En quittant le foyer familial, mon père a embarqué toute sa collection vinyle des Beatles (salaud !) ainsi que celle de Bob Marley (bravo !). Pour ma culture musicale, restait uniquement chez ma mère l’intégrale de Gérard Lenorman, de Michel Sardou et quelques autres encore que la société et moi-même avons soigneusement oubliés.
Persévère, cherche et tu trouveras. À force de feuilleter toutes ces pochettes cartonnées bien rangées, j’ai fini par hasard sur cet album. New Skin for the Old Ceremony. Album par ailleurs offert par mon père à ma mère. Une tartine de mots tendres est écrite sur le dos de la couverture mais, curieusement, ça ne me rebute pas. Première écoute et ce déclic qui changera à jamais ma perception de l’émotion musicale : « Le peu peut devenir énorme ». Alors que nous sommes en plein à la fin des années 80 (gloubi-boulga de synthés, de voix trafiquées, de mélodies passe-partout taillées pour la radio), une voix grave vient me caresser les tympans, voix accompagnée uniquement d’une guitare acoustique. Chelsea Hotel #2. J’y loue une chambre, je croise les habitués, celui qui a la garde des lieux m’a accueilli à bras ouverts.

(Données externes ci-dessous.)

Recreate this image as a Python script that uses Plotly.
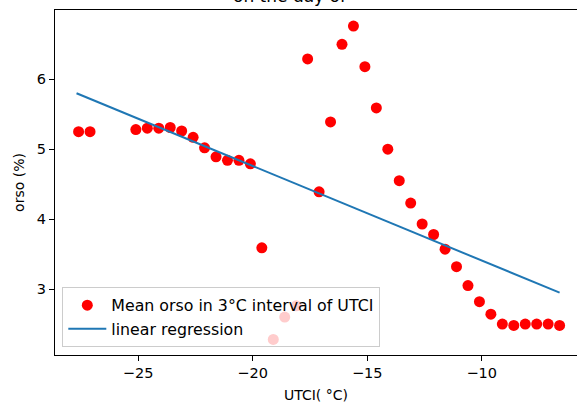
import plotly.graph_objects as go
import numpy as np

# Data
utci = [-27.6, -27.1, -25.1, -24.6, -24.1, -23.6, -23.1, -22.6, -22.1, -21.6,
        -21.1, -20.6, -20.1, -19.6, -19.1, -18.6, -18.1, -17.6, -17.1, -16.6,
        -16.1, -15.6, -15.1, -14.6, -14.1, -13.6, -13.1, -12.6, -12.1, -11.6,
        -11.1, -10.6, -10.1, -9.6, -9.1, -8.6, -8.1, -7.6, -7.1, -6.6]
orso = [5.25, 5.25, 5.28, 5.30, 5.30, 5.31, 5.26, 5.17, 5.02, 4.89,
        4.84, 4.84, 4.79, 3.59, 2.28, 2.60, 2.76, 6.29, 4.39, 5.39,
        6.50, 6.76, 6.18, 5.59, 5.00, 4.55, 4.23, 3.93, 3.78, 3.57,
        3.32, 3.05, 2.82, 2.64, 2.50, 2.48, 2.50, 2.50, 2.50, 2.48]
reg_slope = -0.1352
reg_intercept = 2.056
x_ticks = [-25, -20, -15, -10]
y_ticks = [3, 4, 5, 6]

reg_x = np.array([min(utci) - 0.09, max(utci)])
reg_y = reg_intercept + reg_slope * reg_x

FONT = "DejaVu Sans"
fig = go.Figure()
fig.add_trace(go.Scatter(
    x=utci, y=orso, mode="markers",
    marker=dict(color="red", size=11, line=dict(width=0)),
    name="Mean orso in 3°C interval of UTCI"))
fig.add_trace(go.Scatter(
    x=reg_x, y=reg_y, mode="lines",
    line=dict(color="#1f77b4", width=2),
    name="linear regression"))

fig.update_layout(
    width=577, height=403,
    margin=dict(l=55, r=0, t=10, b=48),
    paper_bgcolor="white", plot_bgcolor="white",
    font=dict(family=FONT, size=14, color="#000000"),
    showlegend=True,
    legend=dict(
        x=0.014, y=0.022, xanchor="left", yanchor="bottom",
        bgcolor="rgba(255,255,255,0.8)", bordercolor="#cccccc", borderwidth=1,
        font=dict(family=FONT, size=15.8, color="#000000"),
        itemwidth=38, tracegroupgap=0,
    ),
    xaxis=dict(
        range=[-28.63, -5.84], tickvals=x_ticks,
        showgrid=False, zeroline=False,
        showline=True, linecolor="black", linewidth=1.1, mirror=True,
        ticks="outside", ticklen=5, tickwidth=1.1, tickcolor="black",
        tickfont=dict(size=14.5),
        title=dict(text="UTCI( °C)", font=dict(family=FONT, size=14), standoff=10),
    ),
    yaxis=dict(
        range=[2.057, 6.99], tickvals=y_ticks,
        showgrid=False, zeroline=False,
        showline=True, linecolor="black", linewidth=1.1, mirror=False,
        ticks="outside", ticklen=5, tickwidth=1.1, tickcolor="black",
        tickfont=dict(size=14.5),
        title=dict(text="orso (%)", font=dict(family=FONT, size=14), standoff=8),
    ),
    annotations=[dict(
        text="on the day of", xref="paper", yref="paper",
        x=(290 - 55) / 522, y=1.0, xanchor="center", yanchor="bottom",
        yshift=2,
        showarrow=False, font=dict(family=FONT, size=17, color="#000000"),
    )],
)

fig.write_html("out.html")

L’envie de visiter New York en hiver. Mais à cette époque, ce ne sera pas New York, mais la Belgique.
Souvenirs : les bas-côtés d’une voie ferrée sur un chemin pédestre avec la rivière juste à côté. Bières belges à foison, trois amis. Et Leonard Cohen
Chelsea Hotel se transforme en auberge de jeunesse, en camping, en nuit étoilée selon nos errances mais toujours avec ce même accueil chaleureux.
« We are ugly but we have the music. »
Anecdote : Arena de Genève, concert de Monsieur Cohen. Hallelujah. Deux dames dans la rangée devant nous : « C’est sympa qu’il reprenne du Jeff Buckley… »
Anecdote 2 : je n’ai toujours pas visité New York.